A morte de uma criança de 5 anos, atingida por bala perdida durante confronto entre traficantes e milícia, em Realengo, no Rio de Janeiro, não tem tido a mesma repercussão de casos parecidos. A explicação: o tiro que atingiu a criança não partiu de arma da polícia.
Segundo a Polícia Civil do Rio, uma disputa entre o tráfico de drogas e a milícia pode ter pode ter causado a morte de Ketellen Umbelino de Oliveira Gomes, de 5 anos, e do adolescente Davi Gabriel Martins do Nascimento, de 17, na tarde de terça-feira.
— Eles não aceitam o tráfico de drogas e os meninos que ficam aqui na praça. Ontem, vieram e mataram esse cara que era o mais problemático daqui — disse uma comerciante do local que pediu anonimato.
De acordo com testemunhas, Davi chegou a trocar tiros com os executores. Marcas de disparos ficaram nas paredes de uma das casas da rua Paula Nei.
A criança foi atingida em frente à Escola Municipal Professor Afonso Henrique de Saldanha e a poucos metros da Escola Municipal Stella Guerra Duval, onde entraria para estudar às 13h.
Justiça com as próprias mãos
Augusto de Oliveira, 28, pintor desempregado e pai da pequena Ketellen, esteve no IML de Campo Grande, na manhã desta quarta-feira. Abalado, o homem disse que “se pudesse faria justiça com as próprias mãos”.
Separado da mãe da vítima, ele lembrou também que esteve com a filha há três semanas durante um banho de piscina.
— A minha sensação é pegar o cara que fez isso e fazer o mesmo com ele. A minha filha só tinha 5 anos. Eu a vi nascer. Ela era muito agarrada comigo. Eu tenho uma filha mais velha, e a Ketellen era a mais agarrada comigo — disse o homem.
— Quando eu estava triste, ela vinha e me fazia carinho no rosto e dizia: “Não fica triste, papai”. Há três semanas ela ficou lá em casa e depois veio correndo e falou: “Papai, agora vou à casa da mamãe. Essa foi a última vez que vi a minha filha viva. Ontem, a vi morta no hospital — completou o pai aos prantos.
Os familiares da menina, que moram na localidade conhecida como Barata, em Realengo, contam que todos os dias a mãe levava a pequena de bicicleta para a escola.
A copeira Dayse da Costa, de 60 anos, tia paterna da menina disse que mãe e filha saíam de casa às 12h45m e a pequena entrava na escola às 13h.

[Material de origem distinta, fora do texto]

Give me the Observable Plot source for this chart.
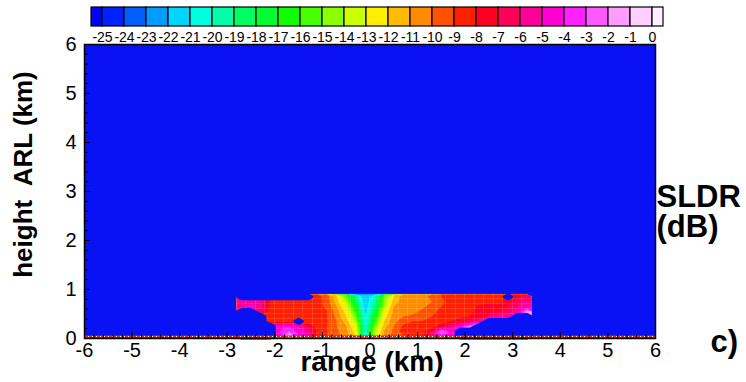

— De onde moramos até a escola é rápido. A Jessica (mãe) levava ela na garupa de uma bicicleta. Ontem, não foi diferente. A Ketellen foi baleada quando estava sentada na bicicleta. Elas passaram na hora errada. Os caras passavam correndo atrás do cara que morreu e atingiu na perna. A Jessica viu ela caindo — salientou a tia.
Segundo a mulher, a criança ainda acalmou a mãe ao ser baleada:
— Ela ainda disse para mãe: “Mamãe, não chora. Não chora”.
De acordo com o laudo IML, a menina lesionou vasos de um membro por um projétil de arma de fogo. Ela entrou em choque porque perdeu muito sangue.
Segundo o hospital, a criança teve três paradas cardiorrespiratórias, após a cirurgia. Os médicos ainda tentaram reanimar a menina, em vão.
— A mãe está em choque, passando muito mal. Saiu para resolver as burocracias do cartório, só que não aguentou. Ela tomou um calmante e está dormindo. A Ketellen era o xodó da mãe e do pai, a caçula. Uma criança muito carinhosa — disse Dayse.
O enterro de Ketellen será amanhã, às 14h, no Cemitério do Murundu, em Realengo. Não haverá velório.